Linguistique
Les linguistes examinent l’histoire de peuplement des communautés linguistiques dans l’est du Bassin Congo avec une attention particulière aux expansions bantu, le contact linguistique ultérieur, et l’histoire du répertoire riverain bantu.
Au cœur du Bassin Congo oriental, juste au nord des rapides où le Lualaba devient le fleuve Congo, se situe Kisangani, la troisième ville de la RDC. La ville et ses alentours forme littéralement le carrefour de différents sous-groupes bantu (Congo Basin/Ouest, central/Est, Boan (?), Lebonya (?)) et une langue ubanguienne (mba). Un peu plus loin, la région est encore plus diverse, avec encore un autre sous-groupe bantu à l’ouest (Congo Rivers), plus de langues ubanguiennes au nord, et des langues soudaniques centrales dans le nord-est du Bassin Congo, et des chasseurs-cueilleurs dont on assume qu’ils ont abandonné leur propre langue dans le passé. Les linguistes du projet BANTURIVERS étudient comment ce carrefour linguistique a vu le jour : qui étaient les communautés linguistiques ancestrales, d’où sont-ils venus, quand est-ce qu’ils se sont rencontrés, et quels types d’échanges ont suivi ? En plus, les linguistes examineront l’histoire d’un des facteurs non linguistiques susceptibles d’avoir attiré ou facilité les communautés concernées de s’établir dans cet environnement, notamment l’exploitation des ressources aquatiques.

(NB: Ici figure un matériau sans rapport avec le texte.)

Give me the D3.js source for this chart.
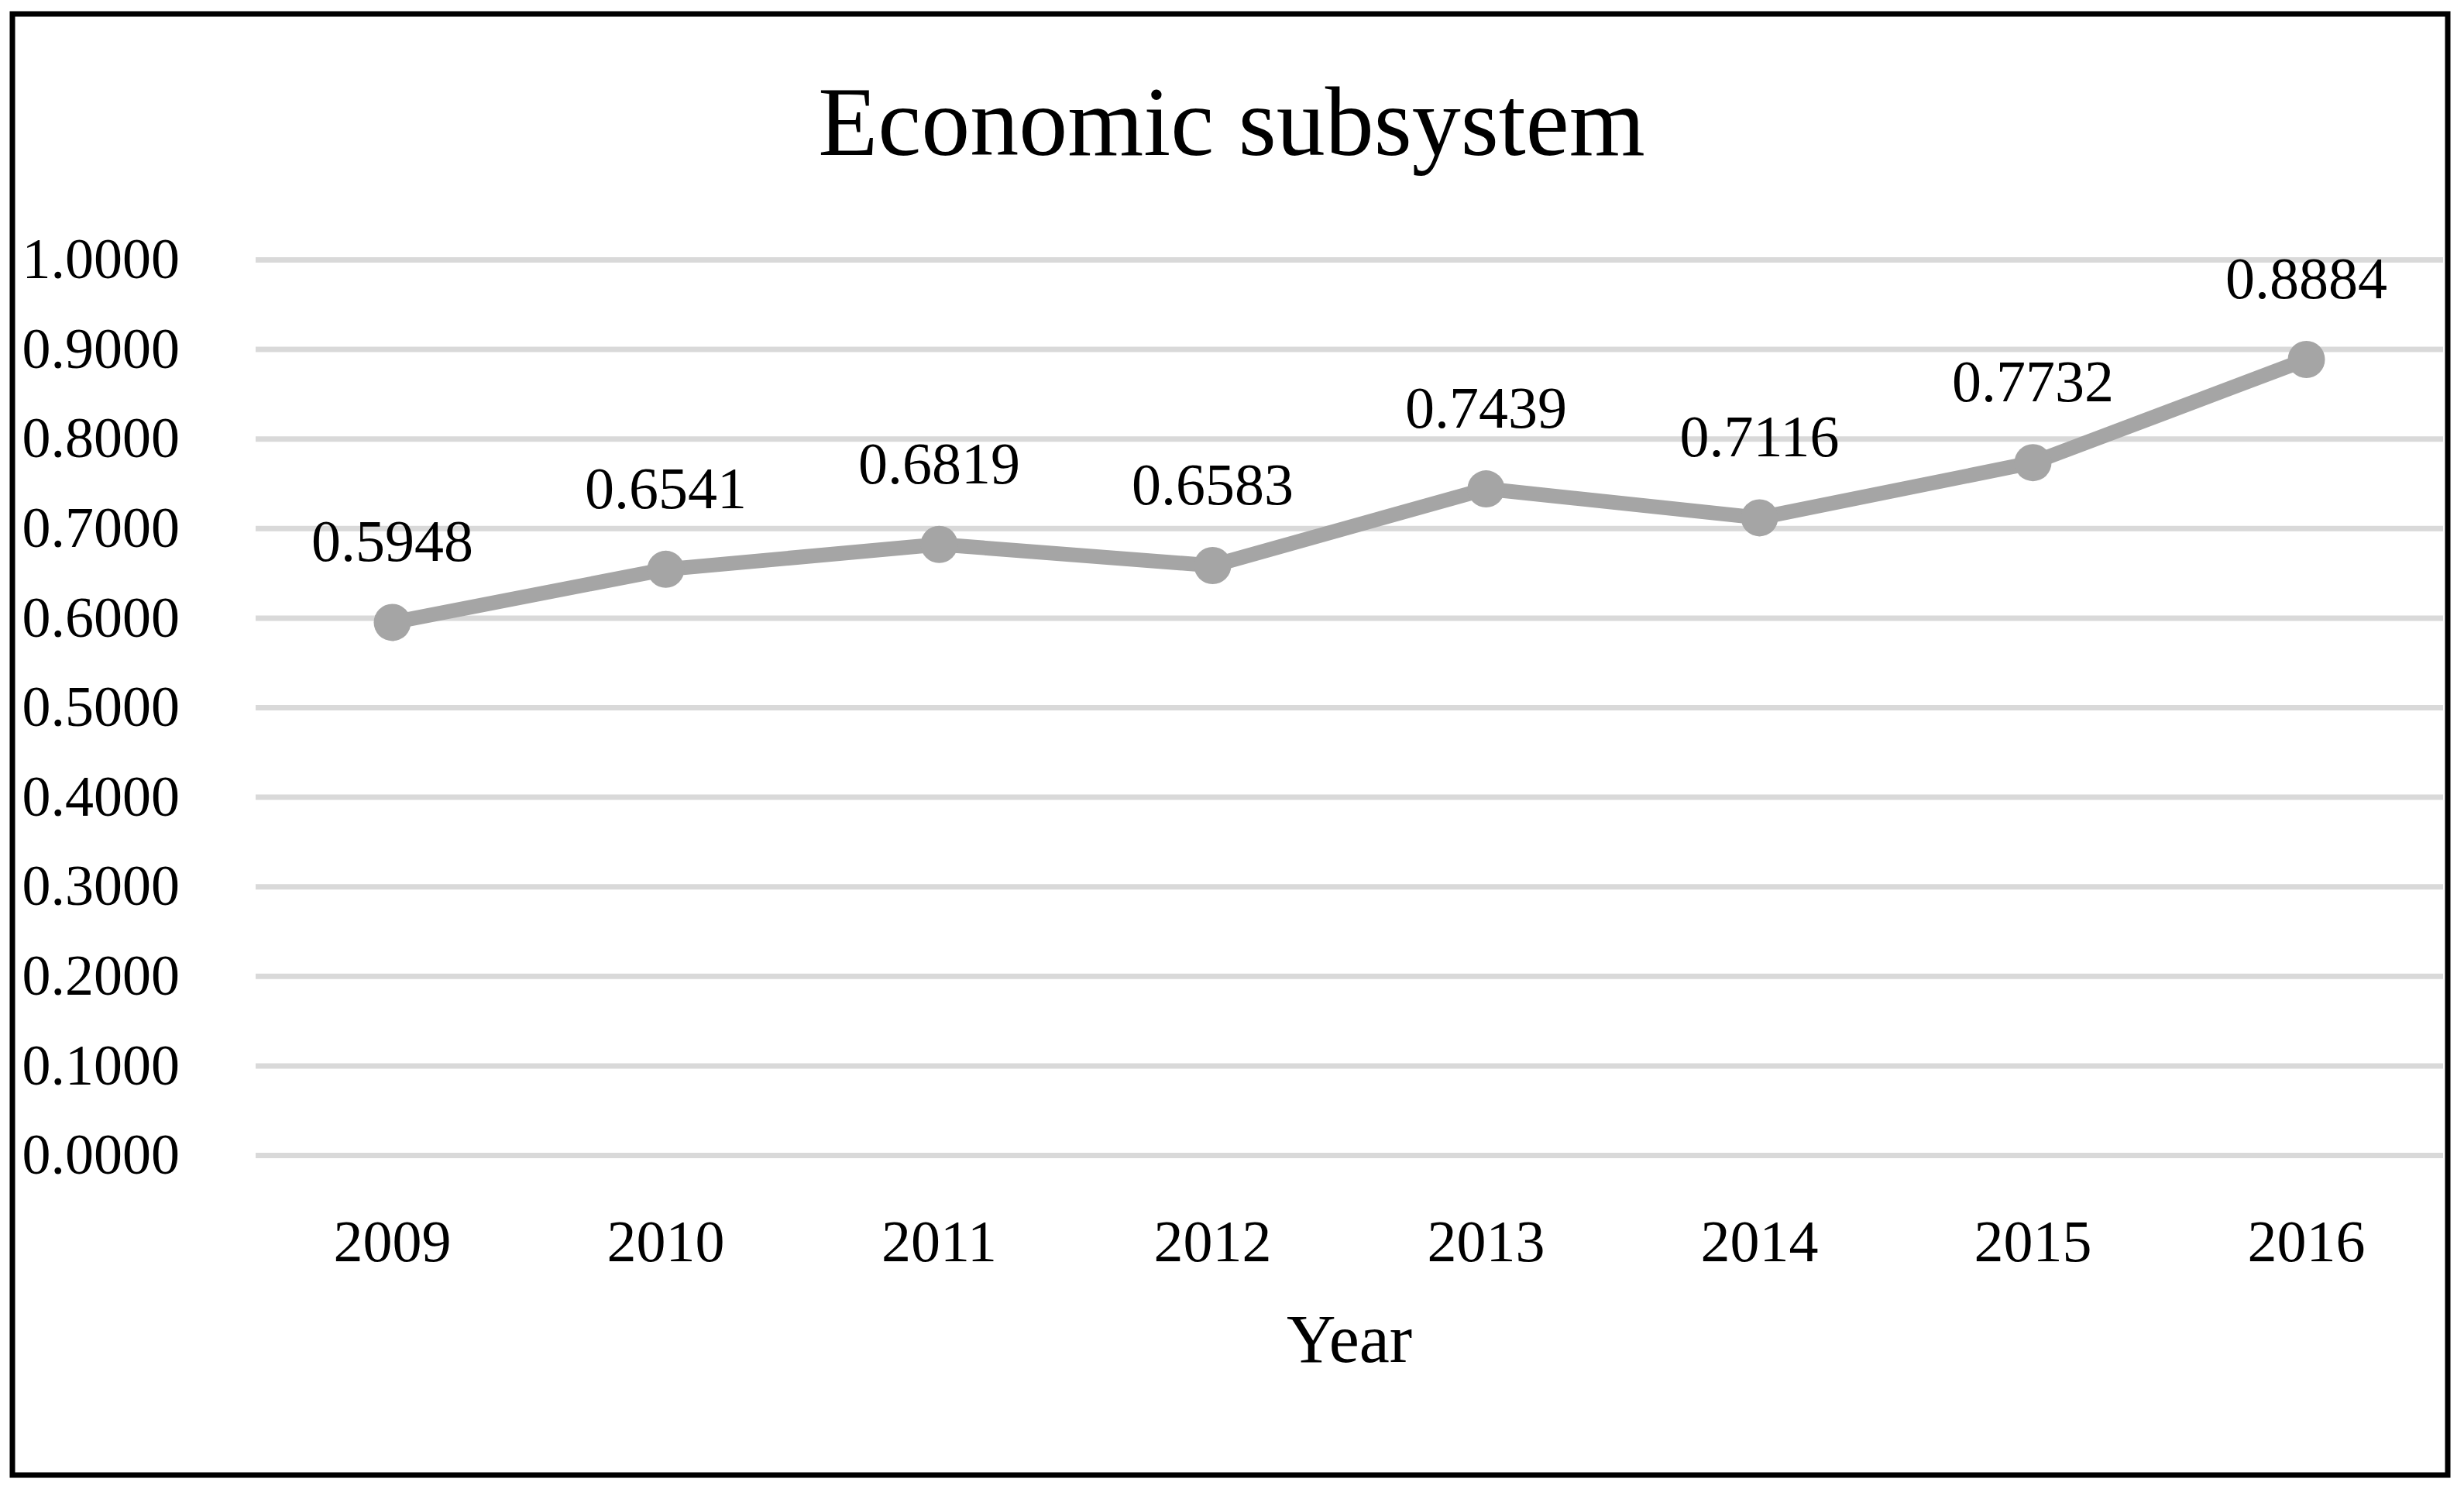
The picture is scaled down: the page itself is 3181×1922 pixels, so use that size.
<!DOCTYPE html>
<html>
<head>
<meta charset="utf-8">
<script src="https://cdn.jsdelivr.net/npm/d3@7"></script>
<style>
  html, body { margin: 0; padding: 0; background: #ffffff; }
  svg { display: block; }
  text { font-family: "Liberation Serif", "Times New Roman", serif; fill: #000; }
</style>
</head>
<body>
<script>
// ---- data ----
const title = "Economic subsystem";
const xAxisTitle = "Year";
const years = ["2009", "2010", "2011", "2012", "2013", "2014", "2015", "2016"];
const values = [0.5948, 0.6541, 0.6819, 0.6583, 0.7439, 0.7116, 0.7732, 0.8884];
const yTicks = [0, 0.1, 0.2, 0.3, 0.4, 0.5, 0.6, 0.7, 0.8, 0.9, 1.0];

// ---- layout ----
const W = 3181, H = 1922;
const plot = { left: 330, right: 3154, top: 335, bottom: 1491 };
const lineColor = "#a5a5a5";
const gridColor = "#d9d9d9";

const svg = d3.select("body").append("svg")
  .attr("width", W).attr("height", H);

svg.append("rect").attr("width", W).attr("height", H).attr("fill", "#fff");

// outer border
svg.append("rect")
  .attr("x", 16).attr("y", 18)
  .attr("width", 3160 - 16).attr("height", 1904 - 18)
  .attr("fill", "none").attr("stroke", "#000").attr("stroke-width", 7);

const x = d3.scaleBand().domain(years).range([plot.left, plot.right]).padding(0);
const y = d3.scaleLinear().domain([0, 1]).range([plot.bottom, plot.top]);
const cx = d => x(d) + x.bandwidth() / 2;

// title
svg.append("text")
  .attr("x", 1590).attr("y", 200)
  .attr("text-anchor", "middle")
  .attr("font-size", 126)
  .text(title);

// y axis with gridlines
const yAxis = svg.append("g")
  .attr("transform", `translate(${plot.left},0)`)
  .call(d3.axisLeft(y)
    .tickValues(yTicks)
    .tickFormat(d3.format(".4f"))
    .tickSize(-(plot.right - plot.left))
    .tickPadding(98));
yAxis.select(".domain").remove();
yAxis.selectAll(".tick line")
  .attr("stroke", gridColor).attr("stroke-width", 7);
yAxis.selectAll(".tick text")
  .attr("font-size", 74)
  .attr("font-family", "Liberation Serif, Times New Roman, serif")
  .attr("fill", "#000")
  .attr("dy", "0.32em");

// x axis
const xAxis = svg.append("g")
  .attr("transform", `translate(0,${plot.bottom})`)
  .call(d3.axisBottom(x).tickSize(0).tickPadding(83));
xAxis.select(".domain").remove();
xAxis.selectAll(".tick text")
  .attr("font-size", 76)
  .attr("font-family", "Liberation Serif, Times New Roman, serif")
  .attr("fill", "#000");

// x axis title
svg.append("text")
  .attr("x", (plot.left + plot.right) / 2).attr("y", 1758)
  .attr("text-anchor", "middle")
  .attr("font-size", 88)
  .text(xAxisTitle);

// line
const data = years.map((yr, i) => ({ year: yr, value: values[i] }));
const line = d3.line().x(d => cx(d.year)).y(d => y(d.value));
svg.append("path")
  .datum(data)
  .attr("d", line)
  .attr("fill", "none")
  .attr("stroke", lineColor)
  .attr("stroke-width", 19)
  .attr("stroke-linejoin", "round");

// markers
svg.selectAll("circle.pt")
  .data(data).enter().append("circle")
  .attr("class", "pt")
  .attr("cx", d => cx(d.year))
  .attr("cy", d => y(d.value))
  .attr("r", 24)
  .attr("fill", lineColor);

// data labels
svg.selectAll("text.lbl")
  .data(data).enter().append("text")
  .attr("class", "lbl")
  .attr("x", d => cx(d.year))
  .attr("y", d => y(d.value) - 79)
  .attr("text-anchor", "middle")
  .attr("font-size", 76)
  .text(d => d3.format(".4f")(d.value));
</script>
</body>
</html>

BANTURIVERS se concentre sur les expansions bantu dans l’est du Bassin Congo. Les classifications actuelles racontent des différentes histoires de la région. Bastin et al. (1999) font arriver les langues “boa” et “lebonya” à un stade antérieur, avec les langues bantu occidentales et orientales arrivant plus tard sur scène. Grollemund et al. (2015), une des classifications alternatives, considèrent boa et lebonya comme contemporaines au « Central-Western Bantu », ainsi modifiant considérablement l’histoire de la région. Les linguistes proposeront une nouvelle classification, basée sur des éléments lexicaux et grammaticaux, en utilisant des méthodes phylogénétiques ainsi qu’une application fine de la méthode comparative. La nouvelle classification permettra l’identification des communautés linguistiques historiques et leurs itinéraires à et dans l’est du Bassin Congo. Un deuxième point d’attention est le contact consécutif entre les langues concernées et d’autres langues de la région : l’échange de lexique et d’autres éléments linguistiques, même l’éventuelle identification de substrats.
En plus, les linguistes examinent le côté rivière de l’histoire. Par l’approche des mots et des choses notamment l’application de la méthode comparative au vocabulaire culturel, l’histoire du répertoire riverain bantu est étudié : quels types de rivières est-ce que les communautés bantu passées connaissaient ? Comment est-ce qu’ils les exploitaient, en termes de transportation et de nourriture ? Des thèmes de recherche comme la navigation, la pêche et la préparation de poisson, mais aussi les valeurs socioculturels des rivières et la vie riveraine, le commerce et la géographie des villages et activités aux bords des rivières. Les recherches linguistiques révèleront quels types de savoirs faisaient partie du « package » avant d’arriver dans l’est du Bassin Congo, quelles connaissances étaient acquises à travers contact et lesquelles à travers des années, voir des siècles, de spécialisation. Les résultats contribueront au débat sur les facteurs non-linguistiques en jeu durant les expansions bantu.
Les linguistes du projet BANTURIVERS contribuent aussi à la documentation des langues dans l’est du Bassin Congo. Plusieurs langues de la région n’ont pas encore bénéficié d’une documentation ou seulement de façon préliminaire. Comme conséquence, les linguistes sont obligés de collecter des données sur le terrain. Vu que plusieurs langues de la région sont en danger, le terrain linguistique amènera donc des infos sur la situation actuelle des langues concernées.
Références
Bastin, Yvonne, André Coupez & Michael Mann. 1999. Continuity and Divergence in the Bantu Languages: perspectives from a lexicostatistic study. Tervuren: Musée Royal de l’Afrique Centrale.
Grollemund, Rebecca, Simon Branford, Koen Bostoen, Andrew Meade, Chris Venditti & Mark Pagel. 2015. Bantu expansion shows that habitat alters the route and pace of human dispersals. Proceedings of the National Academy of Sciences (PNAS).